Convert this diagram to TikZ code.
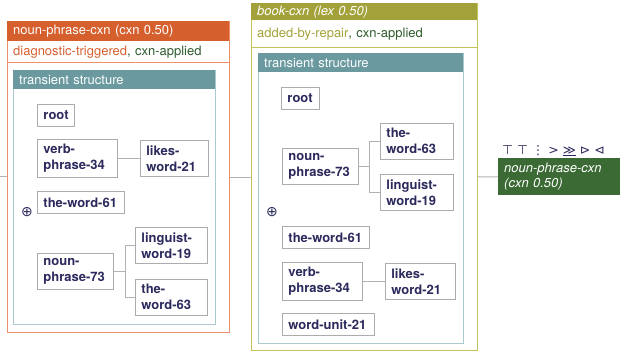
\documentclass[tikz,border=0pt]{standalone}
\usepackage{fontspec}
\setmainfont{TeX Gyre Heros}
\newfontfamily\symfont{DejaVu Sans}
\usetikzlibrary{positioning}

\definecolor{cxnorange}{HTML}{D65F2E}
\definecolor{cxnorangeline}{HTML}{EC8F6A}
\definecolor{cxnolive}{HTML}{A3A23A}
\definecolor{cxnoliveline}{HTML}{C2C258}
\definecolor{tsteal}{HTML}{6A999F}
\definecolor{tstealline}{HTML}{A9C9CD}
\definecolor{unitnavy}{HTML}{2C2A5C}
\definecolor{applied}{HTML}{2E5B2C}
\definecolor{resultgreen}{HTML}{3B6A35}

\begin{document}
\begin{tikzpicture}[
  x=1pt, y=-1pt,
  unit/.style={font=\fontsize{13}{16}\selectfont\bfseries, draw=gray!65, line width=0.9pt,
    fill=white, text=unitnavy, align=left, anchor=north west,
    inner xsep=6pt, inner ysep=5pt, minimum height=22pt},
  frame/.style={draw=#1, line width=1.2pt, anchor=north west, inner sep=0pt},
  headbar/.style={fill=#1, text=white, anchor=north west, align=left,
    inner xsep=6pt, inner ysep=0pt, font=\fontsize{13}{16}\selectfont},
  status/.style={anchor=north west, align=left, inner xsep=6pt, inner ysep=0pt,
    font=\fontsize{13}{16}\selectfont},
  link/.style={draw=gray!60, line width=0.9pt},
  plussign/.style={text=unitnavy, font=\symfont\fontsize{14}{14}\selectfont, inner sep=0pt},
  result/.style={fill=resultgreen, text=white, anchor=north west, align=left,
    inner xsep=6pt, inner ysep=0pt, minimum height=37pt,
    font=\fontsize{13}{15.5}\selectfont\itshape}
]
\useasboundingbox (0,0) rectangle (623,351);

% first construction: noun-phrase-cxn
\node[frame=cxnorangeline, minimum width=222pt, minimum height=311pt] (cxnA) at (7,21) {};
\node[headbar=cxnorange, text width=210pt, minimum height=20pt] (headA) at (7,21) {noun-phrase-cxn (cxn 0.50)};
\node[status, text width=210pt, minimum height=21pt] (statusA) at (headA.south west)
  {\textcolor{cxnorange}{diagnostic-triggered}\textcolor{applied}{, cxn-applied}};
\draw[cxnorangeline, line width=1.2pt] (statusA.south west) -- (statusA.south east);

\node[frame=tstealline, minimum width=202pt, minimum height=254pt] (tsA) at (13,70) {};
\node[headbar=tsteal, text width=190pt, minimum height=19pt] (tsheadA) at (13,70) {transient structure};

\node[unit, text width=25pt] (rootA) at (37,104) {root};
\node[unit, text width=68pt] (verbA) at (37,139) {verb-\\phrase-34};
\node[unit, text width=56pt, right=22pt of verbA] (likesA) {likes-\\word-21};
\node[unit, text width=75pt] (the61A) at (37,191) {the-word-61};
\node[plussign] (plusA) at (27,212) {⊕};
\node[unit, text width=60pt] (ling19A) at (135,227) {linguist-\\word-19};
\node[unit, text width=64pt] (noun73A) at (37,253) {noun-\\phrase-73};
\node[unit, text width=60pt] (the63A) at (135,279) {the-\\word-63};

\draw[link] (verbA) -- (likesA);
\draw[link] (noun73A.east) -- ++(12,0) coordinate (forkA);
\draw[link] (forkA) |- (ling19A.west);
\draw[link] (forkA) |- (the63A.west);

% second construction: book-cxn
\node[frame=cxnoliveline, minimum width=226pt, minimum height=347pt] (cxnB) at (251,3) {};
\node[headbar=cxnolive, text width=214pt, minimum height=17pt,
  font=\fontsize{13}{16}\selectfont\itshape] (headB) at (251,3) {book-cxn (lex 0.50)};
\node[status, text width=214pt, minimum height=27pt] (statusB) at (headB.south west)
  {\textcolor{cxnolive}{added-by-repair}\textcolor{applied}{, cxn-applied}};
\draw[cxnoliveline, line width=1.2pt] (statusB.south west) -- (statusB.south east);

\node[frame=tstealline, minimum width=205pt, minimum height=290pt] (tsB) at (258,53) {};
\node[headbar=tsteal, text width=193pt, minimum height=19pt] (tsheadB) at (258,53) {transient structure};

\node[unit, text width=26pt] (rootB) at (281,87) {root};
\node[unit, text width=64pt] (noun73B) at (282,148) {noun-\\phrase-73};
\node[unit, text width=61pt] (the63B) at (380,123) {the-\\word-63};
\node[unit, text width=61pt] (ling19B) at (380,174) {linguist-\\word-19};
\node[plussign] (plusB) at (272,212) {⊕};
\node[unit, text width=75pt] (the61B) at (282,226) {the-word-61};
\node[unit, text width=68pt] (verbB) at (282,262) {verb-\\phrase-34};
\node[unit, text width=58pt, right=22pt of verbB] (likesB) {likes-\\word-21};
\node[unit, text width=80pt] (unit21B) at (282,313) {word-unit-21};

\draw[link] (verbB) -- (likesB);
\draw[link] (noun73B.east) -- ++(11,0) coordinate (forkB);
\draw[link] (forkB) |- (the63B.west);
\draw[link] (forkB) |- (ling19B.west);

% result
\node[result, text width=110pt] (resultC) at (498,158) {noun-phrase-cxn\\(cxn 0.50)};
\node[anchor=base west, inner sep=0pt, text=unitnavy, font=\symfont\fontsize{12.5}{12.5}\selectfont]
  (goalC) at (502,154) {⊤ ⊤ ⋮ > \underline{≫} ⊳ ⊲};

% search tree links
\coordinate (entry) at (0,176.5);
\draw[link] (entry) -- (cxnA);
\draw[link] (cxnA) -- (cxnB);
\draw[link] (cxnB) -- (resultC);

\end{tikzpicture}
\end{document}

Challenge:
Leave out the pictures and transcribe everything else exactly.

Answer in full:
Convert this diagram to TikZ code.
\documentclass[tikz,border=0pt]{standalone}
\usepackage{fontspec}
\setmainfont{TeX Gyre Heros}
\newfontfamily\symfont{DejaVu Sans}
\usetikzlibrary{positioning}

\definecolor{cxnorange}{HTML}{D65F2E}
\definecolor{cxnorangeline}{HTML}{EC8F6A}
\definecolor{cxnolive}{HTML}{A3A23A}
\definecolor{cxnoliveline}{HTML}{C2C258}
\definecolor{tsteal}{HTML}{6A999F}
\definecolor{tstealline}{HTML}{A9C9CD}
\definecolor{unitnavy}{HTML}{2C2A5C}
\definecolor{applied}{HTML}{2E5B2C}
\definecolor{resultgreen}{HTML}{3B6A35}

\begin{document}
\begin{tikzpicture}[
  x=1pt, y=-1pt,
  unit/.style={font=\fontsize{13}{16}\selectfont\bfseries, draw=gray!65, line width=0.9pt,
    fill=white, text=unitnavy, align=left, anchor=north west,
    inner xsep=6pt, inner ysep=5pt, minimum height=22pt},
  frame/.style={draw=#1, line width=1.2pt, anchor=north west, inner sep=0pt},
  headbar/.style={fill=#1, text=white, anchor=north west, align=left,
    inner xsep=6pt, inner ysep=0pt, font=\fontsize{13}{16}\selectfont},
  status/.style={anchor=north west, align=left, inner xsep=6pt, inner ysep=0pt,
    font=\fontsize{13}{16}\selectfont},
  link/.style={draw=gray!60, line width=0.9pt},
  plussign/.style={text=unitnavy, font=\symfont\fontsize{14}{14}\selectfont, inner sep=0pt},
  result/.style={fill=resultgreen, text=white, anchor=north west, align=left,
    inner xsep=6pt, inner ysep=0pt, minimum height=37pt,
    font=\fontsize{13}{15.5}\selectfont\itshape}
]
\useasboundingbox (0,0) rectangle (623,351);

% first construction: noun-phrase-cxn
\node[frame=cxnorangeline, minimum width=222pt, minimum height=311pt] (cxnA) at (7,21) {};
\node[headbar=cxnorange, text width=210pt, minimum height=20pt] (headA) at (7,21) {noun-phrase-cxn (cxn 0.50)};
\node[status, text width=210pt, minimum height=21pt] (statusA) at (headA.south west)
  {\textcolor{cxnorange}{diagnostic-triggered}\textcolor{applied}{, cxn-applied}};
\draw[cxnorangeline, line width=1.2pt] (statusA.south west) -- (statusA.south east);

\node[frame=tstealline, minimum width=202pt, minimum height=254pt] (tsA) at (13,70) {};
\node[headbar=tsteal, text width=190pt, minimum height=19pt] (tsheadA) at (13,70) {transient structure};

\node[unit, text width=25pt] (rootA) at (37,104) {root};
\node[unit, text width=68pt] (verbA) at (37,139) {verb-\\phrase-34};
\node[unit, text width=56pt, right=22pt of verbA] (likesA) {likes-\\word-21};
\node[unit, text width=75pt] (the61A) at (37,191) {the-word-61};
\node[plussign] (plusA) at (27,212) {⊕};
\node[unit, text width=60pt] (ling19A) at (135,227) {linguist-\\word-19};
\node[unit, text width=64pt] (noun73A) at (37,253) {noun-\\phrase-73};
\node[unit, text width=60pt] (the63A) at (135,279) {the-\\word-63};

\draw[link] (verbA) -- (likesA);
\draw[link] (noun73A.east) -- ++(12,0) coordinate (forkA);
\draw[link] (forkA) |- (ling19A.west);
\draw[link] (forkA) |- (the63A.west);

% second construction: book-cxn
\node[frame=cxnoliveline, minimum width=226pt, minimum height=347pt] (cxnB) at (251,3) {};
\node[headbar=cxnolive, text width=214pt, minimum height=17pt,
  font=\fontsize{13}{16}\selectfont\itshape] (headB) at (251,3) {book-cxn (lex 0.50)};
\node[status, text width=214pt, minimum height=27pt] (statusB) at (headB.south west)
  {\textcolor{cxnolive}{added-by-repair}\textcolor{applied}{, cxn-applied}};
\draw[cxnoliveline, line width=1.2pt] (statusB.south west) -- (statusB.south east);

\node[frame=tstealline, minimum width=205pt, minimum height=290pt] (tsB) at (258,53) {};
\node[headbar=tsteal, text width=193pt, minimum height=19pt] (tsheadB) at (258,53) {transient structure};

\node[unit, text width=26pt] (rootB) at (281,87) {root};
\node[unit, text width=64pt] (noun73B) at (282,148) {noun-\\phrase-73};
\node[unit, text width=61pt] (the63B) at (380,123) {the-\\word-63};
\node[unit, text width=61pt] (ling19B) at (380,174) {linguist-\\word-19};
\node[plussign] (plusB) at (272,212) {⊕};
\node[unit, text width=75pt] (the61B) at (282,226) {the-word-61};
\node[unit, text width=68pt] (verbB) at (282,262) {verb-\\phrase-34};
\node[unit, text width=58pt, right=22pt of verbB] (likesB) {likes-\\word-21};
\node[unit, text width=80pt] (unit21B) at (282,313) {word-unit-21};

\draw[link] (verbB) -- (likesB);
\draw[link] (noun73B.east) -- ++(11,0) coordinate (forkB);
\draw[link] (forkB) |- (the63B.west);
\draw[link] (forkB) |- (ling19B.west);

% result
\node[result, text width=110pt] (resultC) at (498,158) {noun-phrase-cxn\\(cxn 0.50)};
\node[anchor=base west, inner sep=0pt, text=unitnavy, font=\symfont\fontsize{12.5}{12.5}\selectfont]
  (goalC) at (502,154) {⊤ ⊤ ⋮ > \underline{≫} ⊳ ⊲};

% search tree links
\coordinate (entry) at (0,176.5);
\draw[link] (entry) -- (cxnA);
\draw[link] (cxnA) -- (cxnB);
\draw[link] (cxnB) -- (resultC);

\end{tikzpicture}
\end{document}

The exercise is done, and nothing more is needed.